### DATASET SECTION
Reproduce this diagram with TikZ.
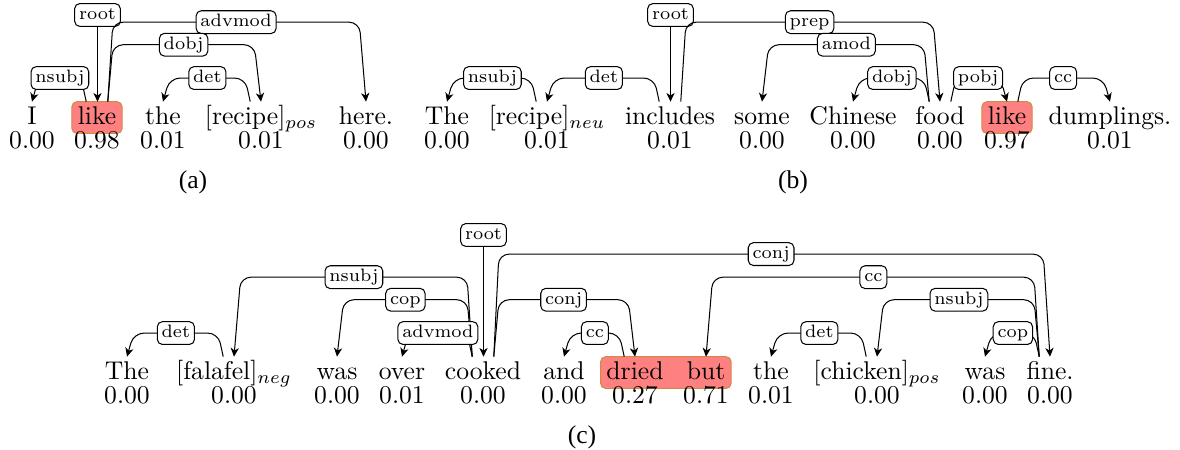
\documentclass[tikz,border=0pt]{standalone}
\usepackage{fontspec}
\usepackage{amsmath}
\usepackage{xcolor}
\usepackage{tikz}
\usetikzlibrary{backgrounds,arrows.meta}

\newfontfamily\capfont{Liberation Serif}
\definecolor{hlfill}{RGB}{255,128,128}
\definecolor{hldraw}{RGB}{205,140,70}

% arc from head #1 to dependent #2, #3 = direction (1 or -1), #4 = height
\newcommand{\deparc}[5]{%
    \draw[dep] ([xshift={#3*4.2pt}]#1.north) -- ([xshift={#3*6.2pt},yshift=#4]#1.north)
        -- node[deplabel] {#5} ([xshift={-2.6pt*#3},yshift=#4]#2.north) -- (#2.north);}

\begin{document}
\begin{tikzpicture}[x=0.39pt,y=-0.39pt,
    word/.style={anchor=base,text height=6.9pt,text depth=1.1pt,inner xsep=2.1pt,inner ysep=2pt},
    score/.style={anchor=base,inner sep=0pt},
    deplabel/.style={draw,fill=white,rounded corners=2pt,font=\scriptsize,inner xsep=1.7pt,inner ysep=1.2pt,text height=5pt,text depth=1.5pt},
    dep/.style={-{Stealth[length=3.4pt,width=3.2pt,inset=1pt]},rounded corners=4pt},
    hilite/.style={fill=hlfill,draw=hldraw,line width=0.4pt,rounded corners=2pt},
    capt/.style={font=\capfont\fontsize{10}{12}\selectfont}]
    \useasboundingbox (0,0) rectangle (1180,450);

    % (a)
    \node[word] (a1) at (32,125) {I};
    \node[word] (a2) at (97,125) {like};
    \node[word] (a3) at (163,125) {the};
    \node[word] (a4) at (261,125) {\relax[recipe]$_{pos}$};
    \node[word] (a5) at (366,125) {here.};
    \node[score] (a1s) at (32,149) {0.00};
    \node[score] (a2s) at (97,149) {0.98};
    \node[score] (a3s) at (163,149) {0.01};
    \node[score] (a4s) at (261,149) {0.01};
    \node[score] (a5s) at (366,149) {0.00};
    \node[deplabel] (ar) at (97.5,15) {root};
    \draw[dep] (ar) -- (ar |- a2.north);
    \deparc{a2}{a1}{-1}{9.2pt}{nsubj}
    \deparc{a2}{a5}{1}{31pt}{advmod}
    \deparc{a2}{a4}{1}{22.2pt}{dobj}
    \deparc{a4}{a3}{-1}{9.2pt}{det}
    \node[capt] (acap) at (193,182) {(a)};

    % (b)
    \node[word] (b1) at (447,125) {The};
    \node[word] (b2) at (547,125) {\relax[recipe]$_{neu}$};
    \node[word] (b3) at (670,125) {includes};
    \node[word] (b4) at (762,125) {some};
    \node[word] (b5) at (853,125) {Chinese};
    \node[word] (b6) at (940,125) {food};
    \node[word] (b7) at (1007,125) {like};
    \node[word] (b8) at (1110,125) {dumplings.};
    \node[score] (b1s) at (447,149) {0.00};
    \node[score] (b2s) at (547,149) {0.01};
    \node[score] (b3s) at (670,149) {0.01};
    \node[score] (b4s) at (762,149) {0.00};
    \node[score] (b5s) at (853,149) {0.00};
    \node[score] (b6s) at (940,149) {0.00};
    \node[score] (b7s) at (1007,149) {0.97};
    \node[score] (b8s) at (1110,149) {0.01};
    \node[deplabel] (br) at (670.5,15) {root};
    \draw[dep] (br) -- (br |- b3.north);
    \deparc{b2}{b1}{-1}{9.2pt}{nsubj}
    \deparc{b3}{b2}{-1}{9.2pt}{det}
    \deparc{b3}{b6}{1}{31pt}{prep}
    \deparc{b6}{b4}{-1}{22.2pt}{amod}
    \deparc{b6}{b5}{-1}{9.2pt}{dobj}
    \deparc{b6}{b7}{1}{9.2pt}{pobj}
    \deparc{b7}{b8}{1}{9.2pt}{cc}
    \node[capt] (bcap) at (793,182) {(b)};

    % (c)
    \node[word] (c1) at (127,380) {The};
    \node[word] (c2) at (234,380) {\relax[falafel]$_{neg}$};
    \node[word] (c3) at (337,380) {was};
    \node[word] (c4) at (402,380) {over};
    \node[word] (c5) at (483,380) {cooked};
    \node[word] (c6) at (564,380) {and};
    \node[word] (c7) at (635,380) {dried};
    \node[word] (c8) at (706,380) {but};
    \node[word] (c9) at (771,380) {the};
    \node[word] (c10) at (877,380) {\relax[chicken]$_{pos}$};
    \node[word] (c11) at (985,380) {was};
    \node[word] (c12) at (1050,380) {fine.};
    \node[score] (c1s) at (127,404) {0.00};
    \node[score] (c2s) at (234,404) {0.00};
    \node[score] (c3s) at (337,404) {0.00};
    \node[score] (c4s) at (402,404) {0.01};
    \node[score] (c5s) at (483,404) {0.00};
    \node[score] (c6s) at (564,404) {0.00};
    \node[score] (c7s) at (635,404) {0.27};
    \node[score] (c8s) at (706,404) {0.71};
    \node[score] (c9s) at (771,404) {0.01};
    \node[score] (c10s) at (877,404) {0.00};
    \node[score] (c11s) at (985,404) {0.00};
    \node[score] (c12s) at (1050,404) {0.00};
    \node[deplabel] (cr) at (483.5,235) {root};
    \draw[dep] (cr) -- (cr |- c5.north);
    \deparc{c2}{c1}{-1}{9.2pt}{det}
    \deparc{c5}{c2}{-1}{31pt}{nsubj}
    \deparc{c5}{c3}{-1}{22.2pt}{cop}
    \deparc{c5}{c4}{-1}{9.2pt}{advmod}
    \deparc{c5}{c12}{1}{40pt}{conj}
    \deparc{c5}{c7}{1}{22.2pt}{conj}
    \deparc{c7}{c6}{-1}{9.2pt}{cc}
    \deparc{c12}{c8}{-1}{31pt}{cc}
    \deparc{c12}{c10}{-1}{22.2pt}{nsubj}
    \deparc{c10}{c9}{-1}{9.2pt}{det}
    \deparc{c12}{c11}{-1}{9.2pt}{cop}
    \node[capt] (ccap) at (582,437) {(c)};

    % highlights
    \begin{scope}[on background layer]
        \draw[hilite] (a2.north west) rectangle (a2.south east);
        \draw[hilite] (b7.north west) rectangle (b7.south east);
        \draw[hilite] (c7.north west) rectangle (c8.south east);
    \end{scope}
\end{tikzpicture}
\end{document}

### GIVEN PROBLEM
Write the full listing out again with every line unchanged, but include no pictures.

### EXERCISE ANSWER
Reproduce this diagram with TikZ.
\documentclass[tikz,border=0pt]{standalone}
\usepackage{fontspec}
\usepackage{amsmath}
\usepackage{xcolor}
\usepackage{tikz}
\usetikzlibrary{backgrounds,arrows.meta}

\newfontfamily\capfont{Liberation Serif}
\definecolor{hlfill}{RGB}{255,128,128}
\definecolor{hldraw}{RGB}{205,140,70}

% arc from head #1 to dependent #2, #3 = direction (1 or -1), #4 = height
\newcommand{\deparc}[5]{%
    \draw[dep] ([xshift={#3*4.2pt}]#1.north) -- ([xshift={#3*6.2pt},yshift=#4]#1.north)
        -- node[deplabel] {#5} ([xshift={-2.6pt*#3},yshift=#4]#2.north) -- (#2.north);}

\begin{document}
\begin{tikzpicture}[x=0.39pt,y=-0.39pt,
    word/.style={anchor=base,text height=6.9pt,text depth=1.1pt,inner xsep=2.1pt,inner ysep=2pt},
    score/.style={anchor=base,inner sep=0pt},
    deplabel/.style={draw,fill=white,rounded corners=2pt,font=\scriptsize,inner xsep=1.7pt,inner ysep=1.2pt,text height=5pt,text depth=1.5pt},
    dep/.style={-{Stealth[length=3.4pt,width=3.2pt,inset=1pt]},rounded corners=4pt},
    hilite/.style={fill=hlfill,draw=hldraw,line width=0.4pt,rounded corners=2pt},
    capt/.style={font=\capfont\fontsize{10}{12}\selectfont}]
    \useasboundingbox (0,0) rectangle (1180,450);

    % (a)
    \node[word] (a1) at (32,125) {I};
    \node[word] (a2) at (97,125) {like};
    \node[word] (a3) at (163,125) {the};
    \node[word] (a4) at (261,125) {\relax[recipe]$_{pos}$};
    \node[word] (a5) at (366,125) {here.};
    \node[score] (a1s) at (32,149) {0.00};
    \node[score] (a2s) at (97,149) {0.98};
    \node[score] (a3s) at (163,149) {0.01};
    \node[score] (a4s) at (261,149) {0.01};
    \node[score] (a5s) at (366,149) {0.00};
    \node[deplabel] (ar) at (97.5,15) {root};
    \draw[dep] (ar) -- (ar |- a2.north);
    \deparc{a2}{a1}{-1}{9.2pt}{nsubj}
    \deparc{a2}{a5}{1}{31pt}{advmod}
    \deparc{a2}{a4}{1}{22.2pt}{dobj}
    \deparc{a4}{a3}{-1}{9.2pt}{det}
    \node[capt] (acap) at (193,182) {(a)};

    % (b)
    \node[word] (b1) at (447,125) {The};
    \node[word] (b2) at (547,125) {\relax[recipe]$_{neu}$};
    \node[word] (b3) at (670,125) {includes};
    \node[word] (b4) at (762,125) {some};
    \node[word] (b5) at (853,125) {Chinese};
    \node[word] (b6) at (940,125) {food};
    \node[word] (b7) at (1007,125) {like};
    \node[word] (b8) at (1110,125) {dumplings.};
    \node[score] (b1s) at (447,149) {0.00};
    \node[score] (b2s) at (547,149) {0.01};
    \node[score] (b3s) at (670,149) {0.01};
    \node[score] (b4s) at (762,149) {0.00};
    \node[score] (b5s) at (853,149) {0.00};
    \node[score] (b6s) at (940,149) {0.00};
    \node[score] (b7s) at (1007,149) {0.97};
    \node[score] (b8s) at (1110,149) {0.01};
    \node[deplabel] (br) at (670.5,15) {root};
    \draw[dep] (br) -- (br |- b3.north);
    \deparc{b2}{b1}{-1}{9.2pt}{nsubj}
    \deparc{b3}{b2}{-1}{9.2pt}{det}
    \deparc{b3}{b6}{1}{31pt}{prep}
    \deparc{b6}{b4}{-1}{22.2pt}{amod}
    \deparc{b6}{b5}{-1}{9.2pt}{dobj}
    \deparc{b6}{b7}{1}{9.2pt}{pobj}
    \deparc{b7}{b8}{1}{9.2pt}{cc}
    \node[capt] (bcap) at (793,182) {(b)};

    % (c)
    \node[word] (c1) at (127,380) {The};
    \node[word] (c2) at (234,380) {\relax[falafel]$_{neg}$};
    \node[word] (c3) at (337,380) {was};
    \node[word] (c4) at (402,380) {over};
    \node[word] (c5) at (483,380) {cooked};
    \node[word] (c6) at (564,380) {and};
    \node[word] (c7) at (635,380) {dried};
    \node[word] (c8) at (706,380) {but};
    \node[word] (c9) at (771,380) {the};
    \node[word] (c10) at (877,380) {\relax[chicken]$_{pos}$};
    \node[word] (c11) at (985,380) {was};
    \node[word] (c12) at (1050,380) {fine.};
    \node[score] (c1s) at (127,404) {0.00};
    \node[score] (c2s) at (234,404) {0.00};
    \node[score] (c3s) at (337,404) {0.00};
    \node[score] (c4s) at (402,404) {0.01};
    \node[score] (c5s) at (483,404) {0.00};
    \node[score] (c6s) at (564,404) {0.00};
    \node[score] (c7s) at (635,404) {0.27};
    \node[score] (c8s) at (706,404) {0.71};
    \node[score] (c9s) at (771,404) {0.01};
    \node[score] (c10s) at (877,404) {0.00};
    \node[score] (c11s) at (985,404) {0.00};
    \node[score] (c12s) at (1050,404) {0.00};
    \node[deplabel] (cr) at (483.5,235) {root};
    \draw[dep] (cr) -- (cr |- c5.north);
    \deparc{c2}{c1}{-1}{9.2pt}{det}
    \deparc{c5}{c2}{-1}{31pt}{nsubj}
    \deparc{c5}{c3}{-1}{22.2pt}{cop}
    \deparc{c5}{c4}{-1}{9.2pt}{advmod}
    \deparc{c5}{c12}{1}{40pt}{conj}
    \deparc{c5}{c7}{1}{22.2pt}{conj}
    \deparc{c7}{c6}{-1}{9.2pt}{cc}
    \deparc{c12}{c8}{-1}{31pt}{cc}
    \deparc{c12}{c10}{-1}{22.2pt}{nsubj}
    \deparc{c10}{c9}{-1}{9.2pt}{det}
    \deparc{c12}{c11}{-1}{9.2pt}{cop}
    \node[capt] (ccap) at (582,437) {(c)};

    % highlights
    \begin{scope}[on background layer]
        \draw[hilite] (a2.north west) rectangle (a2.south east);
        \draw[hilite] (b7.north west) rectangle (b7.south east);
        \draw[hilite] (c7.north west) rectangle (c8.south east);
    \end{scope}
\end{tikzpicture}
\end{document}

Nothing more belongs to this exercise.